Nel mio elenco delle varie "violenze" ne avevo messe alcune paradossali, per ricordare come sia possibile aprire bocca a vanvera: quindi non mi sembra il caso di attribuire a me l'intenzione o il significato sconclusionato di certi concetti.
Entrando nel merito, esistono - nella logica, nell'esperienza, nel linguaggio, così come nel codice penale - diversi tipi e gradazioni per definire i comportamenti.
In questi anni - soprattutto in questi anni - stiamo invece assistendo ad una semplificazione del linguaggio, che ha come scopo o come oggettiva conseguenza quella di rendere più selvaggio, più estremistico ogni ragionamento, ogni discorso: si va, come ho ricordato, dal "razzismo" allo "stalinismo", fino appunto alla "violenza", passando per il "comunismo" di stampo berlusconiano.

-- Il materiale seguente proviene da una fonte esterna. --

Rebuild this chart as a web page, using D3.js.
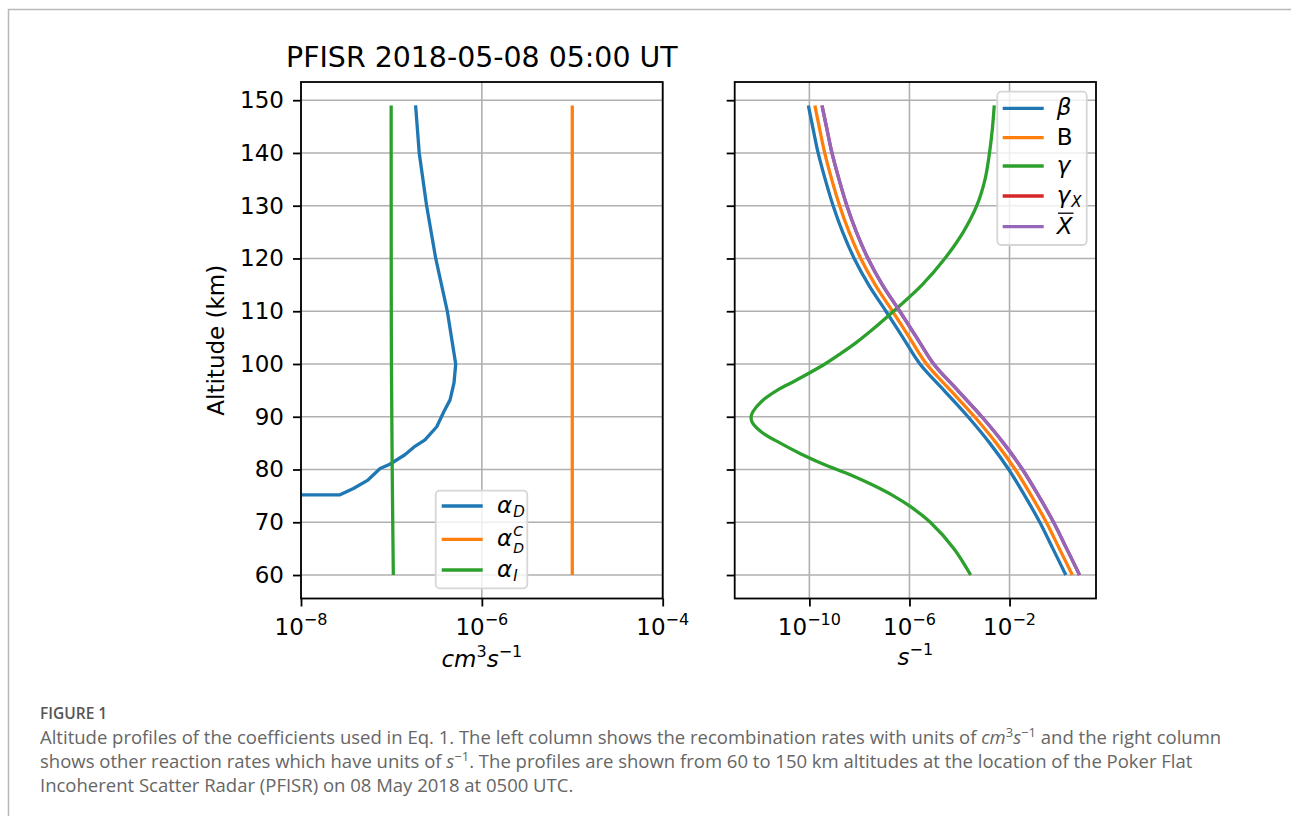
<!DOCTYPE html>
<html>
<head>
<meta charset="utf-8">
<script src="https://cdn.jsdelivr.net/npm/d3@7"></script>
<style>
body { margin: 0; background: #fff; }
svg text { font-family: "DejaVu Sans", sans-serif; }
</style>
</head>
<body>
<svg width="1291" height="816"></svg>
<script>
// ---- data ----
// left panel, recombination rates (cm^3 s^-1)
var altAlphaD = [149, 140, 130, 120, 110, 100, 96.4, 93.2, 91, 88.1, 85.6, 84.4, 82.8, 81, 80.2, 78, 76.4, 75.2, 75, 60];
var alphaD = [1.85e-7, 2.03e-7, 2.45e-7, 3.09e-7, 4.15e-7, 5.14e-7, 4.92e-7, 4.45e-7, 3.81e-7, 3.17e-7,
              2.35e-7, 1.82e-7, 1.41e-7, 9.6e-8, 7.5e-8, 5.5e-8, 3.8e-8, 2.7e-8, 0, 0];
var altAlphaDC = [149, 60];
var alphaDC = [1e-5, 1e-5];
var altAlphaI = [149, 120, 100, 80, 60];
var alphaI = [9.93e-8, 9.95e-8, 1.0e-7, 1.02e-7, 1.05e-7];

// right panel, other reaction rates (s^-1)
var altRates = [149, 145, 140, 135, 130, 125, 120, 115, 110, 105, 100, 95, 90, 85, 80, 75, 70, 65, 60];
var beta = [9.1e-11, 1.35e-10, 2.24e-10, 4.3e-10, 8.9e-10, 2.14e-9, 6.2e-9, 2.34e-8, 1.15e-7, 5.5e-7,
            2.63e-6, 2.4e-5, 2.19e-4, 1.62e-3, 9.3e-3, 4.1e-2, 0.162, 0.54, 1.78];
var bigB = [1.66e-10, 2.46e-10, 4.1e-10, 7.8e-10, 1.62e-9, 3.9e-9, 1.13e-8, 4.3e-8, 2.1e-7, 1.0e-6,
            4.8e-6, 4.4e-5, 4.0e-4, 2.95e-3, 1.69e-2, 7.5e-2, 0.295, 0.98, 3.24];
var gammaX = [3.2e-10, 4.8e-10, 8.0e-10, 1.53e-9, 3.16e-9, 7.6e-9, 2.2e-8, 8.3e-8, 4.1e-7, 1.95e-6,
              9.3e-6, 8.5e-5, 7.8e-4, 5.75e-3, 3.3e-2, 0.146, 0.575, 1.92, 6.3];
var xBar = [3.2e-10, 4.8e-10, 8.0e-10, 1.53e-9, 3.16e-9, 7.6e-9, 2.2e-8, 8.3e-8, 4.1e-7, 1.95e-6,
            9.3e-6, 8.5e-5, 7.8e-4, 5.75e-3, 3.3e-2, 0.146, 0.575, 1.92, 6.3];
var altGamma = [149, 145, 140, 135, 130, 125, 120, 115, 110, 106, 104, 102, 100, 97, 95, 93, 91, 90, 89, 87, 85, 83, 81, 79, 77, 75, 73, 70, 65, 60];
var gamma = [2.45e-3, 2.1e-3, 1.58e-3, 1.05e-3, 4.9e-4, 1.41e-4, 2.6e-5, 3.2e-6, 2.3e-7, 2.45e-8, 7.2e-9, 1.82e-9,
             4.2e-10, 3.2e-11, 5.1e-12, 1.29e-12, 5.6e-13, 4.7e-13, 5.1e-13, 1.29e-12, 6.9e-12, 4.4e-11, 3.7e-10,
             4.3e-9, 3.6e-8, 2.3e-7, 1.07e-6, 6.8e-6, 6.0e-5, 2.8e-4];

var altTicks = [60, 70, 80, 90, 100, 110, 120, 130, 140, 150];
var leftXTicks = [1e-8, 1e-6, 1e-4];
var rightXTicks = [1e-10, 1e-6, 1e-2];

var colors = { blue: '#1f77b4', orange: '#ff7f0e', green: '#2ca02c', red: '#d62728', purple: '#9467bd' };

// ---- layout ----
var svg = d3.select('svg');
var yTop = 82, yBot = 598.5;

// figure frame (page border)
svg.append('path')
    .attr('d', 'M8.5,816 V9.5 H1291')
    .attr('fill', 'none')
    .attr('stroke', '#b8b8b8')
    .attr('stroke-width', 1.5);

// y limits like matplotlib: data range + 5% margins
var altExt = d3.extent(altAlphaD.concat(altRates, altGamma));
var altPad = (altExt[1] - altExt[0]) * 0.05;
var yScale = d3.scaleLinear()
    .domain([altExt[0] - altPad, altExt[1] + altPad])
    .range([yBot, yTop]);

var xLeft = d3.scaleLog().domain([1e-8, 1e-4]).range([301, 662.7]);

var rightVals = beta.concat(bigB, gamma, gammaX, xBar);
var lo = Math.log10(d3.min(rightVals)), hi = Math.log10(d3.max(rightVals));
var lpad = (hi - lo) * 0.05;
var xRight = d3.scaleLog()
    .domain([Math.pow(10, lo - lpad), Math.pow(10, hi + lpad)])
    .range([734.7, 1096]);

function drawAxes(xScale, xTicks, showYLabels, id) {
    var x0 = xScale.range()[0], x1 = xScale.range()[1];
    var g = svg.append('g');

    // clip for the data
    svg.append('clipPath').attr('id', id)
        .append('rect').attr('x', x0).attr('y', yTop).attr('width', x1 - x0).attr('height', yBot - yTop);

    // grid
    g.selectAll('.hgrid').data(altTicks).enter().append('line')
        .attr('class', 'hgrid')
        .attr('x1', x0).attr('x2', x1)
        .attr('y1', d => yScale(d)).attr('y2', d => yScale(d))
        .attr('stroke', '#b0b0b0').attr('stroke-width', 1.6);
    g.selectAll('.vgrid').data(xTicks).enter().append('line')
        .attr('class', 'vgrid')
        .attr('x1', d => xScale(d)).attr('x2', d => xScale(d))
        .attr('y1', yTop).attr('y2', yBot)
        .attr('stroke', '#b0b0b0').attr('stroke-width', 1.6);

    // y ticks
    var yAxis = d3.axisLeft(yScale).tickValues(altTicks).tickSize(8).tickPadding(9)
        .tickFormat(showYLabels ? d3.format('d') : '');
    var ya = g.append('g').attr('transform', 'translate(' + x0 + ',0)').call(yAxis);
    ya.select('.domain').remove();
    ya.selectAll('line').attr('stroke', '#000').attr('stroke-width', 1.8);
    ya.selectAll('text')
        .style('font-size', '23px')
        .style('font-family', '"DejaVu Sans", sans-serif')
        .attr('fill', '#000');

    // x ticks
    var xAxis = d3.axisBottom(xScale).tickValues(xTicks).tickSize(8).tickFormat('');
    var xa = g.append('g').attr('transform', 'translate(0,' + yBot + ')').call(xAxis);
    xa.select('.domain').remove();
    xa.selectAll('line').attr('stroke', '#000').attr('stroke-width', 1.8);

    // 10^n labels
    xTicks.forEach(function(d) {
        var e = Math.round(Math.log10(d));
        var t = g.append('text')
            .attr('x', xScale(d))
            .attr('y', 635)
            .attr('text-anchor', 'middle')
            .style('font-size', '23px')
            .attr('fill', '#000');
        t.append('tspan').text('10');
        t.append('tspan').attr('dy', -10).style('font-size', '16px').text('\u2212' + Math.abs(e));
    });
    return g;
}

function drawSpines(xScale) {
    var x0 = xScale.range()[0], x1 = xScale.range()[1];
    svg.append('rect')
        .attr('x', x0).attr('y', yTop)
        .attr('width', x1 - x0).attr('height', yBot - yTop)
        .attr('fill', 'none')
        .attr('stroke', '#000')
        .attr('stroke-width', 1.8);
}

function drawSeries(xScale, alts, vals, color, clipId, curve) {
    var pts = alts.map((a, i) => ({ alt: a, v: vals[i] }));
    var line = d3.line()
        .x(d => xScale(Math.max(d.v, 1e-300)))   // non-positive values clipped like a log axis does
        .y(d => yScale(d.alt))
        .curve(curve || d3.curveLinear);
    svg.append('path')
        .datum(pts)
        .attr('d', line)
        .attr('clip-path', 'url(#' + clipId + ')')
        .attr('fill', 'none')
        .attr('stroke', color)
        .attr('stroke-width', 3.3)
        .attr('stroke-linejoin', 'round');
}

// ---- left panel ----
drawAxes(xLeft, leftXTicks, true, 'clipL');
drawSeries(xLeft, altAlphaD, alphaD, colors.blue, 'clipL');
drawSeries(xLeft, altAlphaDC, alphaDC, colors.orange, 'clipL');
drawSeries(xLeft, altAlphaI, alphaI, colors.green, 'clipL', d3.curveCatmullRom);
drawSpines(xLeft);

// ---- right panel ----
drawAxes(xRight, rightXTicks, false, 'clipR');
drawSeries(xRight, altRates, beta, colors.blue, 'clipR', d3.curveCatmullRom);
drawSeries(xRight, altRates, bigB, colors.orange, 'clipR', d3.curveCatmullRom);
drawSeries(xRight, altGamma, gamma, colors.green, 'clipR', d3.curveCatmullRom);
drawSeries(xRight, altRates, gammaX, colors.red, 'clipR', d3.curveCatmullRom);
drawSeries(xRight, altRates, xBar, colors.purple, 'clipR', d3.curveCatmullRom);
drawSpines(xRight);

// ---- titles & labels ----
var lc = (xLeft.range()[0] + xLeft.range()[1]) / 2;
var rc = (xRight.range()[0] + xRight.range()[1]) / 2;

svg.append('text')
    .attr('x', lc).attr('y', 67)
    .attr('text-anchor', 'middle')
    .style('font-size', '28.4px')
    .text('PFISR 2018-05-08 05:00 UT');

svg.append('text')
    .attr('transform', 'translate(224,' + ((yTop + yBot) / 2) + ') rotate(-90)')
    .attr('text-anchor', 'middle')
    .style('font-size', '23px')
    .text('Altitude (km)');

var xl = svg.append('text')
    .attr('x', lc).attr('y', 667)
    .attr('text-anchor', 'middle')
    .style('font-size', '23px');
xl.append('tspan').style('font-style', 'italic').text('cm');
xl.append('tspan').attr('dy', -10).style('font-size', '16px').text('3');
xl.append('tspan').attr('dy', 10).style('font-style', 'italic').text('s');
xl.append('tspan').attr('dy', -10).style('font-size', '16px').text('\u22121');

var xr = svg.append('text')
    .attr('x', rc).attr('y', 665)
    .attr('text-anchor', 'middle')
    .style('font-size', '23px');
xr.append('tspan').style('font-style', 'italic').text('s');
xr.append('tspan').attr('dy', -10).style('font-size', '16px').text('\u22121');

// ---- legends ----
function legendBox(x, y, w, h) {
    svg.append('rect')
        .attr('x', x).attr('y', y).attr('width', w).attr('height', h)
        .attr('rx', 4)
        .attr('fill', '#fff').attr('fill-opacity', 0.8)
        .attr('stroke', '#d6d6d6').attr('stroke-width', 1.8);
}
function legendLine(x, y, color) {
    svg.append('line')
        .attr('x1', x).attr('x2', x + 41)
        .attr('y1', y).attr('y2', y)
        .attr('stroke', color).attr('stroke-width', 3.3);
}
function mathLabel(x, y, main, italic, sub, sup) {
    var t = svg.append('text').attr('x', x).attr('y', y + 7).style('font-size', '23px');
    t.append('tspan').style('font-style', italic ? 'italic' : 'normal').text(main);
    var w = t.node().getComputedTextLength();
    if (sup) {
        svg.append('text').attr('x', x + w + 1).attr('y', y - 3)
            .style('font-size', '14px').style('font-style', 'italic').text(sup);
    }
    if (sub) {
        svg.append('text').attr('x', x + w + 1).attr('y', y + (sup ? 13.5 : 11))
            .style('font-size', sup ? '14px' : '15px').style('font-style', 'italic').text(sub);
    }
    return t;
}

var leftLegend = [
    { color: colors.blue, main: '\u03b1', sub: 'D', y: 506 },
    { color: colors.orange, main: '\u03b1', sub: 'D', sup: 'C', y: 539.3 },
    { color: colors.green, main: '\u03b1', sub: 'I', y: 570 }
];
legendBox(435.7, 490.7, 91.6, 97.6);
leftLegend.forEach(function(d) {
    legendLine(441.7, d.y, d.color);
    mathLabel(497, d.y, d.main, true, d.sub, d.sup);
});

var rightLegend = [
    { color: colors.blue, main: '\u03b2', italic: true, y: 108.3 },
    { color: colors.orange, main: 'B', italic: false, y: 137.7 },
    { color: colors.green, main: '\u03b3', italic: true, y: 166 },
    { color: colors.red, main: '\u03b3', italic: true, sub: 'X', y: 196 },
    { color: colors.purple, main: 'X', italic: true, bar: true, y: 226.7 }
];
legendBox(997.3, 91.7, 89.4, 153.3);
rightLegend.forEach(function(d) {
    legendLine(1002.7, d.y, d.color);
    var t = mathLabel(1056.7, d.y, d.main, d.italic, d.sub);
    if (d.bar) {
        var w = t.node().getComputedTextLength();
        svg.append('line')
            .attr('x1', 1058).attr('x2', 1056.7 + w + 1)
            .attr('y1', d.y - 13.5).attr('y2', d.y - 13.5)
            .attr('stroke', '#000').attr('stroke-width', 1.3);
    }
});

// ---- caption ----
var capFont = '"Open Sans", Lato, sans-serif';
var cap = svg.append('g').attr('fill', '#666');
cap.append('text').attr('x', 40).attr('y', 719)
    .style('font-family', capFont)
    .style('font-size', '15.5px').style('font-weight', 600).attr('fill', '#555')
    .text('FIGURE 1');

var l1 = cap.append('text').attr('x', 40).attr('y', 744).style('font-family', capFont).style('font-size', '18.5px');
l1.append('tspan').text('Altitude profiles of the coefficients used in Eq. 1. The left column shows the recombination rates with units of ');
l1.append('tspan').style('font-style', 'italic').text('cm');
l1.append('tspan').attr('dy', -7).style('font-size', '13px').text('3');
l1.append('tspan').attr('dy', 7).style('font-style', 'italic').text('s');
l1.append('tspan').attr('dy', -7).style('font-size', '13px').text('\u22121');
l1.append('tspan').attr('dy', 7).text(' and the right column');

var l2 = cap.append('text').attr('x', 40).attr('y', 768).style('font-family', capFont).style('font-size', '18.5px');
l2.append('tspan').text('shows other reaction rates which have units of ');
l2.append('tspan').style('font-style', 'italic').text('s');
l2.append('tspan').attr('dy', -7).style('font-size', '13px').text('\u22121');
l2.append('tspan').attr('dy', 7).text('. The profiles are shown from 60 to 150 km altitudes at the location of the Poker Flat');

cap.append('text').attr('x', 40).attr('y', 792).style('font-family', capFont).style('font-size', '18.5px')
    .text('Incoherent Scatter Radar (PFISR) on 08 May 2018 at 0500 UTC.');
</script>
</body>
</html>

Per definire forma e sostanza di alcuni comportamenti che tu hai accennato, o altri limitrofi, ci sono termini differenziati: prevaricazione, prepotenza, disturbo, provocazione, maleducazione, oltraggio, insulto...
Se, come nel tuo esempio, dare dello stronzo equivalesse concettualmente all'aggressione fisica, le classi dei nostri licei romani d'antan sarebbero stati come campi di battaglia intrisi di sangue virtuale.
Tutt'al più, possiamo convenire che è una forma di prevaricazione - avvertita come violenza, nel senso che di questa ha l'effetto - quando un capo ufficio o un professore, o comunque una persona dotata di potere, dà dello stronzo a qualcuno che non è in grado di replicare.
Il mio discorso originario era che uno può anche decidere che tutti questi comportamenti preferisce definirli "violenza", e che se ne frega di tante distinzioni che preferisce magari chiamare come sofismi: bene, e allora io decido che anche introdursi in un forum è una violenza, se l'introdotto dice cose che non mi piacciono.
In altri termini, se vale l'arbitrio, vale per tutti e in ogni occasione, e tutti possono usare le parole che preferiscono per estremizzare qualunque concetto.
Tornando a quanto si diceva prima, è chiaro che ammassando tutto sotto il cappello della "violenza" si vuole - da una parte e dall'altra - giustificare ogni reazione con una presunta provocazione uguale e contraria: il lancio di una statuetta con le provocazioni di Berlusconi, e le manganellate della polizia contro chi disturba un comizio, e la chiusura di siti web o di giornali a causa delle opinioni espresse su quei siti o giornali, etc.
Ma, a parte le "azioni", questo ammasso indiscriminato, questa forzatura del linguaggio e delle idee, fa un pessimo servizio alla comprensione delle cose, alla possibilità di capire l'esatta natura umana e politica dei comportamenti e degli avvenimenti.
Pessimo servizio, e oltre a questo l'effetto di confondere e mascherare le violenze vere e proprie, quando si verificano.
Detto - e spero chiarito - tutto ciò, possiamo passare ad un secondo livello di discorso.
Forzare il significato delle parole, o forzare le regole di un forum, o falsare la propria identità, o qualunque altra forma di prevaricazione verso uno specifico oggetto, può correttamente essere chiamo "violenza" verso quelle parole o quell'oggetto, in senso metaforico.
Ma questa è cosa ben diversa dalla "violenza" intesa come atto esercitato direttamente verso le persone o la comunità, in senso generale e con significato socio-politico.
Poi, in definitiva, se vogliamo recuperare un minimo di rispetto per il senso delle parole che usiamo, va bene.
Se no, va bene lo stesso, ma mi ritengo in diritto di adeguarmi.